Stop-gap PCB creation (has stopped)


This is a year-old post that I never published. I guess I was waiting to be able to snap some pictures, but that never happened. Most of these components have been e-wasted by now.

I’ve talked about various avenues of rapid prototyping circuit boards before, and not really come up with any definitive solutions.

My current favourite possibility is using a dye-sublimation printer, but they’re fairly difficult to get ahold of. I’m not willing to throw money at the solution just yet.
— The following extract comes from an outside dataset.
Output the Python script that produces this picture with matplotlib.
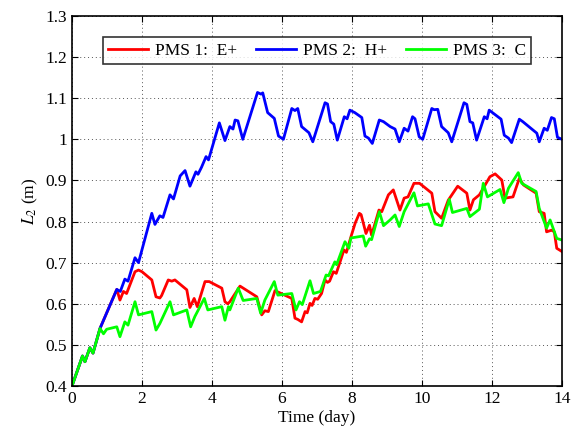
import matplotlib
matplotlib.use("Agg")
import matplotlib.pyplot as plt

plt.rcParams['font.family'] = ['Liberation Serif', 'DejaVu Serif']
plt.rcParams['mathtext.fontset'] = 'stix'

# Blue: PMS 2: H+
t_blue = [0, 0.3, 0.37, 0.51, 0.6, 0.8, 1.28, 1.38, 1.51, 1.6, 1.8, 1.9, 2.28, 2.37, 2.51, 2.6,
          2.8, 2.9, 3.09, 3.23, 3.37, 3.54, 3.6, 3.7, 3.83, 3.9, 4.21, 4.37, 4.51, 4.6, 4.66,
          4.74, 4.88, 5.3, 5.4, 5.45, 5.59, 5.78, 5.9, 6.04, 6.28, 6.37, 6.45, 6.56, 6.77,
          6.88, 7.23, 7.3, 7.39, 7.48, 7.58, 7.78, 7.86, 7.94, 8.08, 8.28, 8.37, 8.47, 8.58,
          8.78, 8.9, 9.09, 9.23, 9.35, 9.49, 9.6, 9.73, 9.8, 9.92, 10.02, 10.28, 10.35, 10.45,
          10.56, 10.75, 10.85, 11.2, 11.28, 11.37, 11.45, 11.56, 11.78, 11.86, 11.92, 12.26,
          12.35, 12.47, 12.56, 12.78, 12.88, 13.28, 13.35, 13.49, 13.58, 13.7, 13.78, 13.87, 14.0]
y_blue = [0.4, 0.473, 0.459, 0.493, 0.48, 0.54, 0.635, 0.63, 0.66, 0.655, 0.712, 0.70, 0.82,
          0.793, 0.814, 0.81, 0.865, 0.855, 0.911, 0.924, 0.886, 0.921, 0.915, 0.932, 0.958,
          0.95, 1.04, 0.997, 1.031, 1.025, 1.047, 1.045, 1.0, 1.114, 1.11, 1.113, 1.065, 1.051,
          1.008, 1.0, 1.075, 1.07, 1.075, 1.031, 1.016, 0.994, 1.089, 1.086, 1.043, 1.037,
          0.998, 1.055, 1.05, 1.071, 1.065, 1.053, 1.008, 1.003, 0.99, 1.047, 1.043, 1.031,
          1.025, 0.994, 1.027, 1.02, 1.055, 1.05, 1.006, 1.0, 1.075, 1.072, 1.073, 1.031,
          1.016, 0.994, 1.089, 1.085, 1.043, 1.04, 0.998, 1.055, 1.05, 1.071, 1.049, 1.01,
          1.003, 0.992, 1.049, 1.043, 1.015, 0.994, 1.027, 1.022, 1.053, 1.05, 1.005, 1.0]

# Red: PMS 1: E+
t_red = [0, 0.3, 0.37, 0.51, 0.6, 0.8, 1.28, 1.37, 1.47, 1.56, 1.8, 1.9, 2.0, 2.28, 2.4, 2.51,
         2.56, 2.75, 2.85, 2.94, 3.28, 3.37, 3.49, 3.58, 3.8, 3.92, 4.28, 4.37, 4.45, 4.51,
         4.8, 5.28, 5.42, 5.51, 5.61, 5.8, 6.28, 6.37, 6.45, 6.56, 6.66, 6.72, 6.8, 6.86,
         6.94, 7.02, 7.13, 7.23, 7.3, 7.36, 7.47, 7.55, 7.66, 7.77, 7.84, 7.97, 8.09, 8.21,
         8.26, 8.4, 8.5, 8.56, 8.77, 8.85, 9.04, 9.18, 9.37, 9.49, 9.6, 9.77, 9.93, 10.28,
         10.37, 10.56, 10.75, 11.02, 11.28, 11.37, 11.47, 11.64, 11.94, 12.09, 12.28, 12.37,
         12.6, 12.78, 12.9, 13.26, 13.35, 13.49, 13.56, 13.7, 13.78, 13.85, 14.0]
y_red = [0.4, 0.473, 0.459, 0.493, 0.48, 0.54, 0.635, 0.609, 0.63, 0.625, 0.678, 0.682, 0.678,
         0.658, 0.617, 0.614, 0.62, 0.658, 0.655, 0.658, 0.634, 0.591, 0.613, 0.593, 0.654,
         0.654, 0.638, 0.605, 0.6, 0.605, 0.643, 0.617, 0.573, 0.583, 0.581, 0.632, 0.613,
         0.565, 0.562, 0.556, 0.581, 0.578, 0.601, 0.596, 0.613, 0.611, 0.625, 0.658, 0.652,
         0.655, 0.678, 0.674, 0.702, 0.731, 0.725, 0.763, 0.796, 0.82, 0.817, 0.771, 0.791,
         0.767, 0.828, 0.824, 0.865, 0.877, 0.828, 0.857, 0.86, 0.893, 0.893, 0.869, 0.824,
         0.808, 0.852, 0.886, 0.869, 0.828, 0.853, 0.865, 0.909, 0.916, 0.901, 0.857, 0.86,
         0.905, 0.889, 0.869, 0.824, 0.82, 0.775, 0.779, 0.775, 0.735, 0.727]

# Green: PMS 3: C
t_green = [0, 0.3, 0.37, 0.51, 0.6, 0.8, 0.9, 0.99, 1.28, 1.37, 1.51, 1.6, 1.8, 1.9, 2.28, 2.4,
           2.51, 2.8, 2.9, 3.28, 3.39, 3.51, 3.78, 3.88, 4.28, 4.37, 4.47, 4.51, 4.75, 4.89,
           5.28, 5.39, 5.51, 5.78, 5.88, 6.28, 6.4, 6.5, 6.58, 6.8, 6.9, 7.1, 7.26, 7.33,
           7.51, 7.56, 7.8, 7.91, 7.97, 8.32, 8.39, 8.5, 8.56, 8.78, 8.9, 9.09, 9.23, 9.35,
           9.49, 9.77, 9.87, 10.18, 10.37, 10.56, 10.78, 10.87, 11.28, 11.37, 11.64, 11.75,
           11.87, 12.23, 12.34, 12.47, 12.75, 12.85, 13.26, 13.35, 13.56, 13.66, 13.85, 14.0]
y_green = [0.4, 0.473, 0.459, 0.493, 0.48, 0.54, 0.527, 0.538, 0.544, 0.52, 0.556, 0.548,
           0.605, 0.573, 0.581, 0.536, 0.552, 0.605, 0.573, 0.585, 0.544, 0.569, 0.613, 0.585,
           0.593, 0.56, 0.593, 0.585, 0.638, 0.608, 0.613, 0.577, 0.609, 0.654, 0.621, 0.625,
           0.585, 0.605, 0.598, 0.656, 0.625, 0.63, 0.67, 0.668, 0.702, 0.695, 0.751, 0.735,
           0.76, 0.765, 0.74, 0.758, 0.756, 0.824, 0.79, 0.804, 0.816, 0.788, 0.824, 0.87,
           0.838, 0.843, 0.794, 0.79, 0.854, 0.822, 0.832, 0.812, 0.83, 0.893, 0.86, 0.878,
           0.846, 0.881, 0.919, 0.893, 0.873, 0.832, 0.784, 0.804, 0.759, 0.755]

labels = ['PMS 1:  E+', 'PMS 2:  H+', 'PMS 3:  C']
x_ticks = [0, 2, 4, 6, 8, 10, 12, 14]
y_ticks = [0.4, 0.5, 0.6, 0.7, 0.8, 0.9, 1.0, 1.1, 1.2, 1.3]
y_ticklabels = ['0.4', '0.5', '0.6', '0.7', '0.8', '0.9', '1', '1.1', '1.2', '1.3']

fig = plt.figure(figsize=(5.8, 4.36), dpi=100)
ax = fig.add_axes([72/580, 1-386/436, 490/580, 370/436])

ax.plot(t_red, y_red, color='#ff0000', lw=2, label=labels[0])
ax.plot(t_blue, y_blue, color='#0000ff', lw=2, label=labels[1])
ax.plot(t_green, y_green, color='#00ff00', lw=2, label=labels[2])

ax.set_xlim(0, 14)
ax.set_ylim(0.4, 1.3)
ax.set_xticks(x_ticks)
ax.set_yticks(y_ticks)
ax.set_yticklabels(y_ticklabels)
ax.tick_params(direction='in', length=4, labelsize=12.5, top=True, right=True, width=0.8)
ax.grid(True, linestyle=(0, (1, 3)), color='#555555', linewidth=0.7)
for s in ax.spines.values():
    s.set_linewidth(1.2)

ax.set_xlabel('Time (day)', fontsize=12.5, labelpad=2)
ax.set_ylabel('$L_2$ (m)', fontsize=12.5, labelpad=4)

leg = ax.legend(loc='upper center', bbox_to_anchor=(0.5, 0.942), ncol=3, fontsize=12.5,
                frameon=True, fancybox=False, edgecolor='black', handlelength=2.3,
                handletextpad=0.4, columnspacing=1.1, borderpad=0.3, borderaxespad=0)
leg.get_frame().set_linewidth(1.2)

fig.savefig('out.png', dpi=100)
In the meantime, one of the more reliable methods is toner transfer, using a clothing iron. There are two easily-controlled variables that affect the transfer quality. There are a lot more than two, but those are the ones that involve a human element.

As a solution to that, I started work on my own laminator. I took the fuser from a laser printer and mounted it to a board.
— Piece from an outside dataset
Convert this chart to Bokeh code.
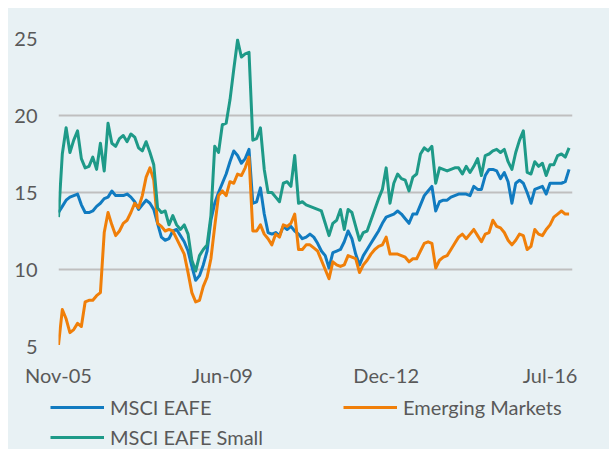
from bokeh.plotting import figure
from bokeh.models import Range1d, FixedTicker, Legend, LegendItem
from bokeh.layouts import column, row
from bokeh.embed import file_html
from bokeh.resources import INLINE

# month index from Nov-05
months = list(range(135))

msci_eafe = [13.7, 14.1, 14.5, 14.7, 14.8, 14.9, 14.2, 13.7, 13.7, 13.8,
             14.1, 14.3, 14.6, 14.7, 15.1, 14.8, 14.8, 14.8, 14.9, 14.7,
             14.4, 13.9, 14.2, 14.5, 14.3, 13.9, 13.0, 12.1, 11.9, 12.0,
             12.5, 12.6, 12.2, 11.8, 11.2, 10.2, 9.3, 9.6, 10.3, 11.2,
             13.2, 14.3, 15.0, 15.6, 16.2, 17.0, 17.7, 17.4, 16.9, 17.2,
             17.8, 14.3, 14.4, 15.3, 13.6, 12.4, 12.3, 12.4, 12.2, 12.8,
             12.6, 12.8, 12.5, 12.3, 12.0, 12.1, 12.3, 12.1, 11.7, 11.2,
             10.9, 10.1, 11.1, 11.2, 11.3, 11.8, 12.5, 12.0, 11.0, 10.3,
             10.9, 11.3, 11.7, 12.1, 12.5, 13.0, 13.4, 13.5, 13.6, 13.8,
             13.6, 13.3, 13.0, 13.6, 13.6, 14.2, 14.8, 15.1, 15.4, 13.8,
             14.4, 14.5, 14.5, 14.7, 14.8, 14.9, 14.9, 14.9, 14.8, 15.4,
             15.2, 15.2, 16.1, 16.5, 16.5, 16.4, 15.9, 16.3, 15.7, 14.3,
             15.6, 15.8, 15.6, 15.0, 14.3, 15.2, 15.3, 15.4, 14.9, 15.6,
             15.6, 15.6, 15.6, 15.7, 16.5]

emerging = [5.1, 7.4, 6.8, 5.9, 6.1, 6.5, 6.3, 7.9, 8.0, 8.0,
            8.3, 8.5, 12.4, 13.7, 12.9, 12.2, 12.5, 13.0, 13.2, 13.7,
            14.3, 14.0, 14.8, 16.0, 16.6, 15.8, 13.0, 12.8, 12.5, 12.6,
            12.5, 12.0, 11.5, 11.0, 9.8, 8.5, 7.9, 8.0, 8.9, 9.5,
            10.7, 12.8, 14.8, 15.1, 14.8, 15.7, 15.6, 16.2, 16.1, 16.6,
            17.3, 12.5, 12.5, 12.9, 12.3, 12.0, 11.6, 12.3, 12.1, 12.9,
            12.8, 13.0, 13.6, 11.3, 11.3, 11.6, 11.6, 11.4, 11.2, 10.6,
            10.0, 9.4, 10.5, 10.3, 10.2, 10.3, 10.9, 10.8, 10.7, 9.8,
            10.3, 10.6, 11.0, 11.3, 11.5, 11.6, 12.1, 11.0, 11.0, 11.0,
            10.9, 10.8, 10.5, 10.7, 10.7, 11.2, 11.7, 11.8, 11.7, 10.1,
            10.6, 10.8, 10.9, 11.3, 11.7, 12.1, 12.3, 12.0, 12.3, 12.6,
            12.2, 11.8, 12.3, 12.4, 13.2, 12.8, 12.7, 12.4, 11.9, 11.6,
            11.9, 12.3, 12.2, 11.3, 11.5, 12.6, 12.3, 12.2, 12.6, 12.9,
            13.4, 13.6, 13.8, 13.6, 13.6]

msci_eafe_small = [13.4, 17.5, 19.2, 17.6, 18.4, 19.0, 17.2, 16.6, 16.7, 17.3,
                   16.5, 18.2, 16.4, 19.5, 18.2, 18.0, 18.5, 18.7, 18.3, 18.8,
                   18.6, 17.9, 17.7, 18.3, 17.6, 16.8, 14.0, 13.7, 13.8, 12.9,
                   13.5, 12.9, 12.6, 12.9, 12.3, 10.6, 9.9, 10.9, 11.3, 11.6,
                   13.5, 18.0, 17.6, 19.4, 19.5, 21.0, 23.0, 24.9, 23.8, 24.0,
                   24.1, 18.4, 18.5, 19.2, 16.5, 15.0, 15.0, 14.7, 14.4, 15.6,
                   15.7, 15.4, 17.4, 14.3, 14.4, 14.2, 14.1, 14.0, 13.9, 13.8,
                   13.0, 12.2, 13.0, 13.2, 13.9, 12.6, 13.9, 13.7, 12.8, 11.9,
                   12.4, 12.5, 13.2, 13.9, 14.6, 15.2, 16.6, 14.3, 15.6, 16.2,
                   15.9, 15.8, 15.1, 16.0, 16.2, 17.5, 17.9, 17.7, 18.0, 15.6,
                   16.6, 16.5, 16.4, 16.5, 16.6, 16.6, 16.2, 16.7, 16.3, 16.7,
                   17.2, 16.1, 17.4, 17.5, 17.7, 17.8, 17.6, 17.8, 17.0, 16.5,
                   17.6, 18.4, 19.0, 16.3, 16.2, 17.0, 16.7, 16.9, 16.1, 16.8,
                   16.8, 17.4, 17.5, 17.3, 17.9]

x_tick_positions = [0, 43, 86, 129]
x_tick_labels = ["Nov-05", "Jun-09", "Dec-12", "Jul-16"]
y_ticks = [5, 10, 15, 20, 25]
series_names = ["MSCI EAFE", "Emerging Markets", "MSCI EAFE Small"]

BG = "#E8F1F4"
BLUE = "#117BC0"
ORANGE = "#F07F09"
TEAL = "#1E9A88"
TEXT = "#595959"
FONT = "Lato"
FSIZE = "20px"
LW = 3

# ---------- main chart ----------
p = figure(width=601, height=381, output_backend="svg", toolbar_location=None,
           x_range=Range1d(0, 134.9), y_range=Range1d(5, 25),
           min_border_left=50, min_border_right=37, min_border_top=30,
           min_border_bottom=41)
p.background_fill_color = BG
p.border_fill_color = BG
p.outline_line_color = None

p.xgrid.grid_line_color = None
p.ygrid.grid_line_color = "#BFBFBF"
p.ygrid.grid_line_width = 2

p.yaxis.ticker = FixedTicker(ticks=y_ticks)
p.xaxis.ticker = FixedTicker(ticks=x_tick_positions)
p.xaxis.major_label_overrides = {pos: lab for pos, lab in zip(x_tick_positions, x_tick_labels)}

for ax in (p.xaxis, p.yaxis):
    ax.axis_line_color = None
    ax.major_tick_line_color = None
    ax.minor_tick_line_color = None
    ax.major_tick_out = 0
    ax.major_tick_in = 0
    ax.major_label_text_font = FONT
    ax.major_label_text_font_size = FSIZE
    ax.major_label_text_color = TEXT
p.yaxis.major_label_standoff = 21
p.xaxis.major_label_standoff = 16

p.line(months, msci_eafe, line_color=BLUE, line_width=LW, line_join="round")
p.line(months, emerging, line_color=ORANGE, line_width=LW, line_join="round")
p.line(months, msci_eafe_small, line_color=TEAL, line_width=LW, line_join="round")

# ---------- legend strip ----------
q = figure(width=601, height=60, output_backend="svg", toolbar_location=None,
           x_range=Range1d(0, 1), y_range=Range1d(0, 1),
           x_axis_location=None, y_axis_location=None,
           min_border_left=0, min_border_right=0, min_border_top=0,
           min_border_bottom=0)
q.background_fill_color = None
q.border_fill_color = BG
q.outline_line_color = None
q.grid.visible = False

# hidden proxies so that the legend can draw the line keys
k1 = q.line(months, msci_eafe, line_color=BLUE, line_width=LW, visible=False)
k2 = q.line(months, emerging, line_color=ORANGE, line_width=LW, visible=False)
k3 = q.line(months, msci_eafe_small, line_color=TEAL, line_width=LW, visible=False)


def style(leg):
    leg.background_fill_alpha = 0
    leg.border_line_color = None
    leg.inactive_fill_alpha = 0
    leg.padding = 0
    leg.margin = 0
    leg.spacing = 6
    leg.glyph_width = 54
    leg.glyph_height = 24
    leg.label_height = 24
    leg.label_standoff = 6
    leg.label_text_font = FONT
    leg.label_text_font_size = FSIZE
    leg.label_text_color = TEXT
    leg.orientation = "vertical"


leg_a = Legend(items=[LegendItem(label=series_names[0], renderers=[k1]),
                      LegendItem(label=series_names[2], renderers=[k3])],
               location=(42, 0))
leg_b = Legend(items=[LegendItem(label=series_names[1], renderers=[k2])],
               location=(335, 30))
style(leg_a)
style(leg_b)
q.add_layout(leg_a)
q.add_layout(leg_b)

layout = column(p, row(q), spacing=0, margin=(8, 0, 0, 8),
                styles={"background-color": BG})
open("out.html", "w").write(file_html(layout, INLINE))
Mounting and getting it working independently had a fairly involved process. First I needed to drive the motor.

It required a lot of torque and I have no access to any simple motor that can handle that. The only thing I have that comes close is one of my brushless DC motors, but man, I don’t want to use complicated driving circuitry for that. What I ended up doing is mating a simple 12v DC motor to the gearing for one of those motors. I laser cut a bracket that has mounting holes for both sides, ground down a shaft, and it seems to work. A very consistent and slow speed, and huge amounts of torque.

The next step was the heating element. I ran it off one of the 30v supplies we have kicking around, and it got to the “reasonably warm” level while drawing just over 1 amp. Fortunately (or unfortunately, depending on your perspective), a local e-cycle company was closing down and had an impromptu fire-sale. I picked up a 60v power supply that was labelled “broken” for free. Replaced a PTC (that literally crumbled away in my hands), and it was good to go again. The new supply got it to “properly hot” in a minute or less.
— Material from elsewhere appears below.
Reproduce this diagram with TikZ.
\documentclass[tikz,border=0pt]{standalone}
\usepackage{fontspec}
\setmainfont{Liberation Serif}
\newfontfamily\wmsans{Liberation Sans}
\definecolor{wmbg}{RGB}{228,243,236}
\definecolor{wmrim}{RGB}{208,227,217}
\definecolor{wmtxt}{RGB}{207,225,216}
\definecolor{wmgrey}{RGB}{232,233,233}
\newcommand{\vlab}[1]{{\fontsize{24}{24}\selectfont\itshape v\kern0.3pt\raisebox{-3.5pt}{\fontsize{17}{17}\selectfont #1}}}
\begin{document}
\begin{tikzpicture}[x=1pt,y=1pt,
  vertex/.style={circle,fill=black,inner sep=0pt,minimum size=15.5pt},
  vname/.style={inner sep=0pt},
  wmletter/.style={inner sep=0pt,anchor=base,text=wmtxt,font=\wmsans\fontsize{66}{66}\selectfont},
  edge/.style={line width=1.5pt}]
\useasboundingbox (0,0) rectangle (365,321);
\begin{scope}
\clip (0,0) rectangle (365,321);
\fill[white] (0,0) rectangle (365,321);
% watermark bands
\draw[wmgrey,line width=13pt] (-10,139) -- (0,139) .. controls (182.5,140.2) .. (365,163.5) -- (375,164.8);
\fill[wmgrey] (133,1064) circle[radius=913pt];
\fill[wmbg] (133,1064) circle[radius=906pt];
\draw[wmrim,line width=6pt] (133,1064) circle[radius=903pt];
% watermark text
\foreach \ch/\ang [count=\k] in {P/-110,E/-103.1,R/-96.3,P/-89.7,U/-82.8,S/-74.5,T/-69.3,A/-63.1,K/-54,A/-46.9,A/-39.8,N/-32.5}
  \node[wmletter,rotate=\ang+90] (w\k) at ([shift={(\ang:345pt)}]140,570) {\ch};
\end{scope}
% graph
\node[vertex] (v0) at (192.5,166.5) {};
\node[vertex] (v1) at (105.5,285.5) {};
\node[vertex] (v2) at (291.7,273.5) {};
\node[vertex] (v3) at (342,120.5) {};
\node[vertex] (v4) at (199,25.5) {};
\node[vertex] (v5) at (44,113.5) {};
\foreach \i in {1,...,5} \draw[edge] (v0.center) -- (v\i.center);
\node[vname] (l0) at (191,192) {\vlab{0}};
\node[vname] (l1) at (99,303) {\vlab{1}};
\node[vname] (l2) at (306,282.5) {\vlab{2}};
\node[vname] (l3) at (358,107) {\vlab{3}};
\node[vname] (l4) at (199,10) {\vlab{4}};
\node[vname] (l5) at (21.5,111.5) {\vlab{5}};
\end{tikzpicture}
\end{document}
The next step was measuring the temperature. The fuser had a thermister output that starting at around 33kohms. As it gets hotter, the resistance drops. I measured around 19kohms when it was “slightly hot”. That’s the totally objective temperature description I’m going with here.

I used a voltage divider with a 100k potentiometer to tune it to 0xFF at room temperature. The reasoning being that I didn’t actually need to know the “proper” lamination temperature, just the relative values that apply to this system.

So I had the whole system, the drive motor, the heater element, the temperature measurement. It turns out that while my system is 0xFF at room temperature, everything melts at 0xA0. That’s not very hot at all! I think. I have no idea what that translates to in real measurements.

There is another printer kicking around that I should be able to pull the fuser out of. The rollers didn’t really feel that hot overall when they melted, so it’s possible that it was just because I wasn’t running the motor at the same time.

Fortunately, there’s no shortage of old laser printers destined for the scrapheap.